Thursday, July 1, 2010

UNCLE BOONMEE take me away!

If there is one film that is keeping me committed to my pledge to attend the Vancouver International Film Festival, it is Apichatpong Weerasethakul's recent Palme d'Or winner Uncle Boonmee Who Can Recall His Past Lives. I even love the title. In 2001 I saw Mysterious Object at Noon (2000), Weerasethakul's first feature length film, at the Walker Art Center and was struck by its calm defiance to narrative structure. A mere three years later in 2004, Weerasethakul, who insists you call him Joe as soon as he sees you struggle with his name, was in town for a dialogue with Chuck Stephens and a short, but rapturous, retrospective. (The program took place during the Walker's renovations and was part of the 'Walker Without Walls' program. The films were screened at the Bell and the dialogue took place at MCAD.) The retrospective included another screening of Mysterious Object at Noon, a rarely seen uncut version of Blissfully Yours, a short experimental film called Haunted Houses and his new film at the time Tropical Malady, which I can easily say was one of the most overwhelming cinematic experiences I've ever had. Even after repeat viewings on DVD, Tropical Malady still remains luminous in its simplistic beauty and free-form ambiguity.

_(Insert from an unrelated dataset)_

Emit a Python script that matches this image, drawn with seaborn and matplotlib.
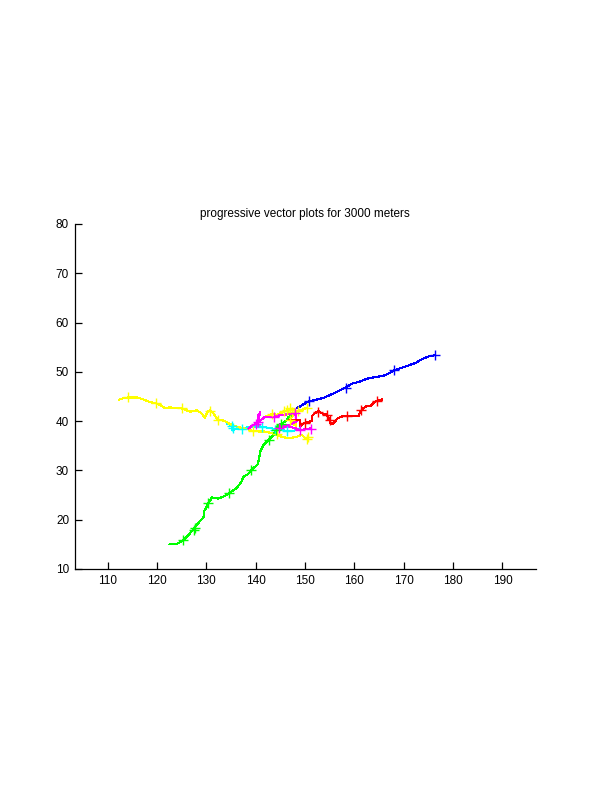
import matplotlib
matplotlib.use("Agg")
import matplotlib.pyplot as plt
import seaborn as sns
import pandas as pd

# ---- data ----
blue_x = [148.3, 149.5, 150.7, 152.0, 153.7, 155.7, 157.0, 158.2, 159.5, 161.0, 162.5,
          164.0, 165.9, 167.0, 168.1, 169.5, 171.0, 172.6, 173.7, 175.0, 176.4]
blue_y = [42.6, 43.3, 44.0, 44.3, 44.7, 45.6, 46.2, 46.8, 47.6, 48.0, 48.6,
          48.9, 49.2, 49.7, 50.3, 50.8, 51.3, 51.9, 52.6, 53.1, 53.4]
blue_mx = [150.7, 158.2, 168.1, 176.4]
blue_my = [44.0, 46.8, 50.3, 53.4]

green_x = [122.5, 123.9, 125.2, 126.3, 127.4, 128.5, 129.5, 129.6, 130.4, 131.1, 132.4,
           133.5, 134.6, 136.1, 137.0, 137.5, 138.5, 139.1, 140.4, 140.7, 140.9, 141.6,
           142.6, 143.6, 144.1, 144.7, 145.6, 146.3, 146.6, 147.3]
green_y = [15.0, 15.0, 15.8, 16.8, 18.1, 19.5, 20.6, 21.8, 23.3, 24.5, 24.3,
           24.7, 25.4, 26.4, 27.5, 28.7, 29.3, 30.1, 31.2, 32.5, 33.8, 35.2,
           36.2, 37.2, 38.1, 39.2, 39.7, 40.2, 40.9, 41.0]
green_mx = [125.2, 127.4, 127.7, 130.4, 134.6, 139.1, 142.6, 144.1, 145.2]
green_my = [15.9, 18.0, 18.4, 23.3, 25.4, 30.1, 36.2, 38.1, 39.4]

red_x = [146.8, 148.0, 149.0, 149.0, 149.8, 150.5, 151.4, 151.4, 152.0, 152.7, 153.6,
         154.4, 154.8, 155.1, 155.5, 156.0, 156.5, 157.3, 158.5, 159.5, 160.8, 161.2,
         161.7, 162.4, 163.5, 164.0, 164.6, 165.6]
red_y = [40.3, 40.3, 40.2, 39.0, 39.6, 39.8, 40.0, 41.0, 41.6, 42.0, 41.5,
         41.3, 40.6, 39.7, 39.4, 39.8, 40.5, 40.9, 41.1, 41.0, 41.0, 41.9,
         42.5, 43.0, 43.2, 43.9, 44.1, 44.4]
red_mx = [149.9, 152.6, 154.5, 155.0, 158.4, 161.4, 164.5]
red_my = [39.6, 41.9, 41.3, 40.3, 41.1, 42.2, 44.0]

yellow_x = [112.2, 113.0, 114.1, 115.9, 117.0, 117.9, 118.8, 119.8, 120.8, 121.6, 122.6,
            123.8, 125.0, 126.0, 126.7, 128.0, 129.0, 129.7, 130.2, 130.7, 131.5, 131.9,
            132.4, 133.5, 134.1, 135.2, 136.1, 137.2, 138.2, 139.5, 140.6, 141.6, 142.6,
            143.6, 144.6, 145.6, 147.0, 148.3, 149.3, 149.8, 150.3]
yellow_y = [44.3, 44.6, 44.8, 44.8, 44.5, 44.1, 43.8, 43.6, 43.2, 42.6, 42.8,
            42.6, 42.6, 42.2, 41.9, 42.2, 41.6, 40.6, 41.9, 42.2, 41.5, 40.8,
            40.3, 40.1, 39.8, 39.2, 38.9, 38.6, 38.4, 38.0, 37.9, 37.9, 37.7,
            37.5, 37.1, 36.7, 36.6, 36.8, 37.2, 36.8, 36.3]
yellow_mx = [114.1, 119.8, 125.0, 130.7, 132.4, 139.5, 144.3, 150.3, 150.5]
yellow_my = [44.8, 43.6, 42.6, 42.1, 40.2, 38.0, 37.3, 36.4, 36.7]

yellow2_x = [142.0, 143.2, 144.3, 145.5, 146.5, 147.3, 148.2, 147.6, 147.0, 147.4, 148.2,
             148.2, 149.2, 150.3]
yellow2_y = [40.9, 41.4, 41.3, 41.8, 42.3, 42.5, 42.0, 41.2, 40.4, 39.6, 39.0,
             42.0, 42.2, 42.7]
yellow2_mx = [143.3, 145.8, 146.3, 146.9, 147.4, 147.0, 148.6, 150.3]
yellow2_my = [41.5, 42.0, 42.3, 42.6, 41.8, 40.3, 42.0, 42.6]

magenta_x = [138.5, 139.5, 140.2, 140.6, 140.9, 140.4, 140.8, 141.9, 142.9, 143.6, 145.0,
             146.5, 148.0, 148.3, 147.0, 145.0, 146.5, 148.0, 149.0, 150.0, 151.1]
magenta_y = [38.5, 39.2, 39.6, 40.6, 41.8, 41.0, 40.0, 40.9, 40.9, 40.9, 41.2,
             41.4, 41.6, 40.0, 39.3, 38.9, 38.9, 38.6, 38.1, 38.4, 38.5]
magenta_mx = [140.0, 140.4, 143.6, 148.0, 144.8, 149.0, 151.1]
magenta_my = [39.5, 39.8, 40.9, 41.6, 38.7, 38.1, 38.5]

cyan_x = [134.1, 134.8, 135.3, 135.2, 136.0, 137.2, 138.5, 139.8, 141.0, 142.2, 143.3,
          144.0, 145.0, 146.3, 147.5, 148.5, 149.0]
cyan_y = [39.5, 39.3, 38.8, 38.2, 38.4, 38.5, 38.8, 38.9, 38.9, 38.7, 38.6,
          38.1, 38.2, 38.0, 38.0, 38.3, 38.6]
cyan_mx = [135.1, 135.4, 137.2, 141.2, 143.9, 146.3]
cyan_my = [39.0, 38.7, 38.5, 38.9, 38.1, 38.0]

x_ticks = [110, 120, 130, 140, 150, 160, 170, 180, 190]
y_ticks = [10, 20, 30, 40, 50, 60, 70, 80]
title_text = "progressive vector plots for 3000 meters"

tracks = [
    ("#00ffff", cyan_x, cyan_y, cyan_mx, cyan_my),
    ("#ffff00", yellow_x, yellow_y, yellow_mx, yellow_my),
    ("#ffff00", yellow2_x, yellow2_y, yellow2_mx, yellow2_my),
    ("#00ff00", green_x, green_y, green_mx, green_my),
    ("#ff00ff", magenta_x, magenta_y, magenta_mx, magenta_my),
    ("#ff0000", red_x, red_y, red_mx, red_my),
    ("#0000ff", blue_x, blue_y, blue_mx, blue_my),
]

# ---- plot ----
sns.set_style("white")
plt.rcParams["font.family"] = ["Liberation Sans", "DejaVu Sans"]

fig = plt.figure(figsize=(6.12, 7.92), dpi=100)
ax = fig.add_axes([0.122, 0.2816, 0.753, 0.4356])

for color, tx, ty, mx, my in tracks:
    line_df = pd.DataFrame({"x": tx, "y": ty})
    sns.lineplot(data=line_df, x="x", y="y", sort=False, estimator=None,
                 color=color, linewidth=0.8, ax=ax, antialiased=False)
    mark_df = pd.DataFrame({"x": mx, "y": my})
    sns.scatterplot(data=mark_df, x="x", y="y", marker="+", s=60,
                    color=color, linewidth=1.0, ax=ax, zorder=3)

ax.set_xlim(103.3, 196.7)
ax.set_ylim(10, 80)
ax.set_xticks(x_ticks)
ax.set_yticks(y_ticks)
ax.set_xlabel("")
ax.set_ylabel("")
sns.despine(ax=ax, top=True, right=True)
for s in ["left", "bottom"]:
    ax.spines[s].set_color("black")
    ax.spines[s].set_linewidth(0.9)
ax.tick_params(direction="in", length=5, width=0.9, colors="black",
               labelsize=8.5, pad=4, left=True, bottom=True)
ax.set_title(title_text, fontsize=8.5, pad=5, color="black")

fig.savefig("out.png", dpi=100, facecolor="white")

Weersethakul followed up Malady with an even more complex film, Syndromes and a Century, a film that has buried within it a million micro/macro, emotional/physical moments of connections and transcendence that I have yet to fully understand. I adore Syndromes, but am still bitter about the fact that I had no opportunity to see it on the big screen. Mark my words, this will not happen with Weersethakul's new film Uncle Boonmee. Not because I'm sure it is going to play in Minneapolis, but I am committed to travel to see this film in a theater. In a chronicle of the most anticipated films of 2010 that will be featured on In Review Online, I wrote this:

In certain circles, Apichatpong Weerasethakul is already an international superstar. Crowned the director of the decade by consensus, he was in the spotlight as 2009 came to a close with his sublime masterpieces, Tropical Malady and Syndromes and a Century, topping many lists. As we put the last decade behind us, Weerasethakul seems poised to take on the next with Uncle Boonmee Who Can Recall His Past Lives. An expansion on a short film he made last year, Uncle Boonmee not only won the Palme d’Or at Cannes but is also enjoying some homegrown respect that has thus far eluded Weersethakul's films. After bitter battles with the Thai censors over his past films, Weerasethakul deservedly saw Uncle Boonmee pass the ratings board and open in his homeland to sold out crowds. Taking place in the northeastern Thai town of Nabua, the setting of a violent Army crackdown on communists in 1965, Uncle Boonmee is drawn from a book Weerasethakul acquired from a Buddhist monk. A film that Kong Rithdee calls “a meta-thesis on cinema and its power to create illusion,” Uncle Boonmee may also have the momentum to allow Weersethakul, who works worlds beyond the narrative modus operandi, to expand his mesmerizing spell beyond the arthouse hardcore.